Cost visibility. Pinecone costs are tied to usage. Without visibility into operation rates and storage growth, cost surprises are common. With it, teams can correlate application behavior with usage spikes, identify inefficient patterns, validate that optimizations are actually reducing load, and set alerts before usage hits unexpected thresholds.

Capacity planning. The stack supports infrastructure decisions grounded in trend data rather than incident response. Months of index growth, query volume, and utilization history make it possible to project when a BYOC cluster needs additional nodes, how latency has responded to index growth, and what headroom looks like across pod memory.

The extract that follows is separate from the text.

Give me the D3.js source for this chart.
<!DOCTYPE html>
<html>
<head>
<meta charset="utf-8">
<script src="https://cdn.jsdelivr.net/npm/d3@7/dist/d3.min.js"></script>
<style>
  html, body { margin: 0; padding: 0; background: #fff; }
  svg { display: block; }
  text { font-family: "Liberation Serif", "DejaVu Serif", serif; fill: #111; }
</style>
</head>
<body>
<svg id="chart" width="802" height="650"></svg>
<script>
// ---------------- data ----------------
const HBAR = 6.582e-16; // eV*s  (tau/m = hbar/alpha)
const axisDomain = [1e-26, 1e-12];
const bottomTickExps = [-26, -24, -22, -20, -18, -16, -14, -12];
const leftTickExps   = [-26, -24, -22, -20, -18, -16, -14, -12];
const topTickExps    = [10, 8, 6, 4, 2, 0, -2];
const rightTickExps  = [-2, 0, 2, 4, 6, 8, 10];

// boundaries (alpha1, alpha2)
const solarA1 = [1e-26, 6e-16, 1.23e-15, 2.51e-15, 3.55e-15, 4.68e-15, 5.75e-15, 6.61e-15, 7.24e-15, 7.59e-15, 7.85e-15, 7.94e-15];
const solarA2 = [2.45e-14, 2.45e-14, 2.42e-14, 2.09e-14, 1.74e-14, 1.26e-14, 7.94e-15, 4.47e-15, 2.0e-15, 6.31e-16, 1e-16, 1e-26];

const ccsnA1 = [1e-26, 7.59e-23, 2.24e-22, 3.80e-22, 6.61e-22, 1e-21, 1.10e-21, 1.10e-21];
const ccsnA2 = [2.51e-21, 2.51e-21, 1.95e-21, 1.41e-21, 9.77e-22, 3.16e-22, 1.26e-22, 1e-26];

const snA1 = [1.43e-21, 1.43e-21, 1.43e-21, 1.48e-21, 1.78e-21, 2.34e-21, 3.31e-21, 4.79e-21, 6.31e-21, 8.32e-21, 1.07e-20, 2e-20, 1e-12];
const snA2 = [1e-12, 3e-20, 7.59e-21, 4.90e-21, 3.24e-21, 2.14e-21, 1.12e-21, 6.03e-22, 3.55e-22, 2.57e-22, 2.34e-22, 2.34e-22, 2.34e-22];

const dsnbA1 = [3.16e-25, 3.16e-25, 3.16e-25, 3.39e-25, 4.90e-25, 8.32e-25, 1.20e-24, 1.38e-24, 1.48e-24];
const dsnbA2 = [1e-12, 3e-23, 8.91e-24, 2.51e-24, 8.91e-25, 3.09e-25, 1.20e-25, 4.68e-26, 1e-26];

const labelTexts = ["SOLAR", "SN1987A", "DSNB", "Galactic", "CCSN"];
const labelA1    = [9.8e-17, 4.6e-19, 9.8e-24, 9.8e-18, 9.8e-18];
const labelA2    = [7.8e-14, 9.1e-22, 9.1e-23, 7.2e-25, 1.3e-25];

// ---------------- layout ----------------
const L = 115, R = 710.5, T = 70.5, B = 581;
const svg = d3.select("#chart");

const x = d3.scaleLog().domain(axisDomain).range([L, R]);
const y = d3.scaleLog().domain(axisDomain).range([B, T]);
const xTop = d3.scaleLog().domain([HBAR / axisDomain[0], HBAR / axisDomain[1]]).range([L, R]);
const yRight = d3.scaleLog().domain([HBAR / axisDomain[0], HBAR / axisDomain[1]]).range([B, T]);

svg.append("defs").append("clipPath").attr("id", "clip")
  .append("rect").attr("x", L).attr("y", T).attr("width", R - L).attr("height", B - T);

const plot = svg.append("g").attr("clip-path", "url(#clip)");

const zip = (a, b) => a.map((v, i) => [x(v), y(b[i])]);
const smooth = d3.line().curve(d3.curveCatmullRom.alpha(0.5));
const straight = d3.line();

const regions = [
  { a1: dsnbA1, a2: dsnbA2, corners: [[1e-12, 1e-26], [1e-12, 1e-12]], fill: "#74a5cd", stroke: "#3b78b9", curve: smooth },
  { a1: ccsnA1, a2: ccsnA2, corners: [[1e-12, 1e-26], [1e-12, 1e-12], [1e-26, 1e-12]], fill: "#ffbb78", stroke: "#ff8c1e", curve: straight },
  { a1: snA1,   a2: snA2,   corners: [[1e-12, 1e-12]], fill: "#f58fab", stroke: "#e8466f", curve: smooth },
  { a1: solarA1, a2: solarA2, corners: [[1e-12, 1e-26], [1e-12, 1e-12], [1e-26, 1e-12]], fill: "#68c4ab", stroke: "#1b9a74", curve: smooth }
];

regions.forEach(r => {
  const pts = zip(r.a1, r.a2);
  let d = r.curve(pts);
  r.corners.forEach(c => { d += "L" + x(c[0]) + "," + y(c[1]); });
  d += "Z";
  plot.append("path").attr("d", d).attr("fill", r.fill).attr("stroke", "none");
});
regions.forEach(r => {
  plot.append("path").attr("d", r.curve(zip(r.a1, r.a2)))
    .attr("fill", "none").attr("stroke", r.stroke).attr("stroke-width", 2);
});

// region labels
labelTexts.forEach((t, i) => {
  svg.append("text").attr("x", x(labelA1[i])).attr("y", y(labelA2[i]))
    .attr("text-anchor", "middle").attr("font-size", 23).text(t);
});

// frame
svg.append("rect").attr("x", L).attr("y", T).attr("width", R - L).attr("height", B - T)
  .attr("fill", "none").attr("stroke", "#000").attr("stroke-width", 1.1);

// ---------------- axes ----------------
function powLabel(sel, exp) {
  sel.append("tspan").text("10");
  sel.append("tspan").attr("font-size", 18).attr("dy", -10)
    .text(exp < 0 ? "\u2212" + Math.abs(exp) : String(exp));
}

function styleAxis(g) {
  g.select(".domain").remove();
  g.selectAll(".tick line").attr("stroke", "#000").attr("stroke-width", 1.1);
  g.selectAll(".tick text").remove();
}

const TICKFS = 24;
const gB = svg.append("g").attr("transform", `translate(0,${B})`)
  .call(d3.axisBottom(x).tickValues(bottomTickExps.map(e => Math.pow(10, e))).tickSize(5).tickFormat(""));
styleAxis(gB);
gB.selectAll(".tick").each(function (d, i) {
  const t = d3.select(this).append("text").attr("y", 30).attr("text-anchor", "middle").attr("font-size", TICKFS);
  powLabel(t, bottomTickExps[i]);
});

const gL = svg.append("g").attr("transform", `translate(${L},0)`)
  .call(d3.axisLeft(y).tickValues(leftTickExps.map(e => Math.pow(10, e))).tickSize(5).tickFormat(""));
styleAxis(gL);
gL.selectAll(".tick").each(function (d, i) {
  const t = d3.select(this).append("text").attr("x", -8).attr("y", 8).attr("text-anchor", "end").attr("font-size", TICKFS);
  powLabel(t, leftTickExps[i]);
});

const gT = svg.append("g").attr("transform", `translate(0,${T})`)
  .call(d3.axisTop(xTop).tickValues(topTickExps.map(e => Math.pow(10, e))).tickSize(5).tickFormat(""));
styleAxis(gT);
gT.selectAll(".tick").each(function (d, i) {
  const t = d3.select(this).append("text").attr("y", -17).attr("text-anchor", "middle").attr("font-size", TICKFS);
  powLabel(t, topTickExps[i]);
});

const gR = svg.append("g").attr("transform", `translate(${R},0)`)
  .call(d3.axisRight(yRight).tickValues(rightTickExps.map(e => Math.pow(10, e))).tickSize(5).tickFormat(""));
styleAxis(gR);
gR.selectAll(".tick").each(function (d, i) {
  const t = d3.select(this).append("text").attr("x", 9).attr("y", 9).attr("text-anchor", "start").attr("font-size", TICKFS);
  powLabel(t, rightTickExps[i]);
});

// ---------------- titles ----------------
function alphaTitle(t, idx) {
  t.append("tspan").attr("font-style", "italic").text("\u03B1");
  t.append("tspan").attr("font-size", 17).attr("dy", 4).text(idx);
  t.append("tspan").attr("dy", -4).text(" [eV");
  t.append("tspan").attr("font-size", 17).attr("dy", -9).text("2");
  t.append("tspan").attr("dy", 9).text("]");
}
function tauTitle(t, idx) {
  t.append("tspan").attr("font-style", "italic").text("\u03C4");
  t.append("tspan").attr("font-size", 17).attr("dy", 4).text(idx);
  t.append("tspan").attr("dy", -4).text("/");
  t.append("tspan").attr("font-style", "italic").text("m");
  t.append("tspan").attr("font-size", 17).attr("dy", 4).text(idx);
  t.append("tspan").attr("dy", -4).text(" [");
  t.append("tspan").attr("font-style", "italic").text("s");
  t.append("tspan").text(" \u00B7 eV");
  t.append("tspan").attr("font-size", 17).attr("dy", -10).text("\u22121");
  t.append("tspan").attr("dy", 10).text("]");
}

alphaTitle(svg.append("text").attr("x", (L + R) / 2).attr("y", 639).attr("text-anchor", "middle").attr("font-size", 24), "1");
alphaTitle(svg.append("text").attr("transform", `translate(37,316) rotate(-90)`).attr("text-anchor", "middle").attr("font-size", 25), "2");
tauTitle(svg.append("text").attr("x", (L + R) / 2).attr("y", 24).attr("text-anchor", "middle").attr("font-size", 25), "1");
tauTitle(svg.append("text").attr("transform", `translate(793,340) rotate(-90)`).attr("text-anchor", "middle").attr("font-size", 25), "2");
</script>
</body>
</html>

Multi-project visibility. The stack supports multiple Pinecone projects in a single deployment. For platform teams managing staging, production, and customer-specific environments, unified visibility makes it straightforward to validate that a deployment change didn't introduce a regression, or that a new environment is performing consistently with an established one.

BYOC infrastructure health. For organizations running BYOC for data residency, compliance, or performance reasons, the stack brings Kubernetes-level observability to Pinecone infrastructure that previously required custom solutions. Pod CPU and memory, node health, filesystem utilization, and storage metrics are all captured and visualized — consistent with the tooling, alerting, and runbooks applied to the rest of the Kubernetes estate.

SLA documentation. Uptime and latency data matter beyond operations. Ninety days of Grafana data supports reliability conversations with business stakeholders, informs SLA commitments, and provides documentation for compliance or audit purposes.

Getting started

For SaaS monitoring, Docker Compose brings up Prometheus and Grafana with pre-configured dashboards in a few minutes. The only prerequisites are a Pinecone API key and project details.

For BYOC, Helm charts deploy the stack into the cluster. Node Exporter is included for infrastructure-level metrics, with deploy and uninstall scripts for lifecycle management.

All dashboards are pre-built and provisioned automatically.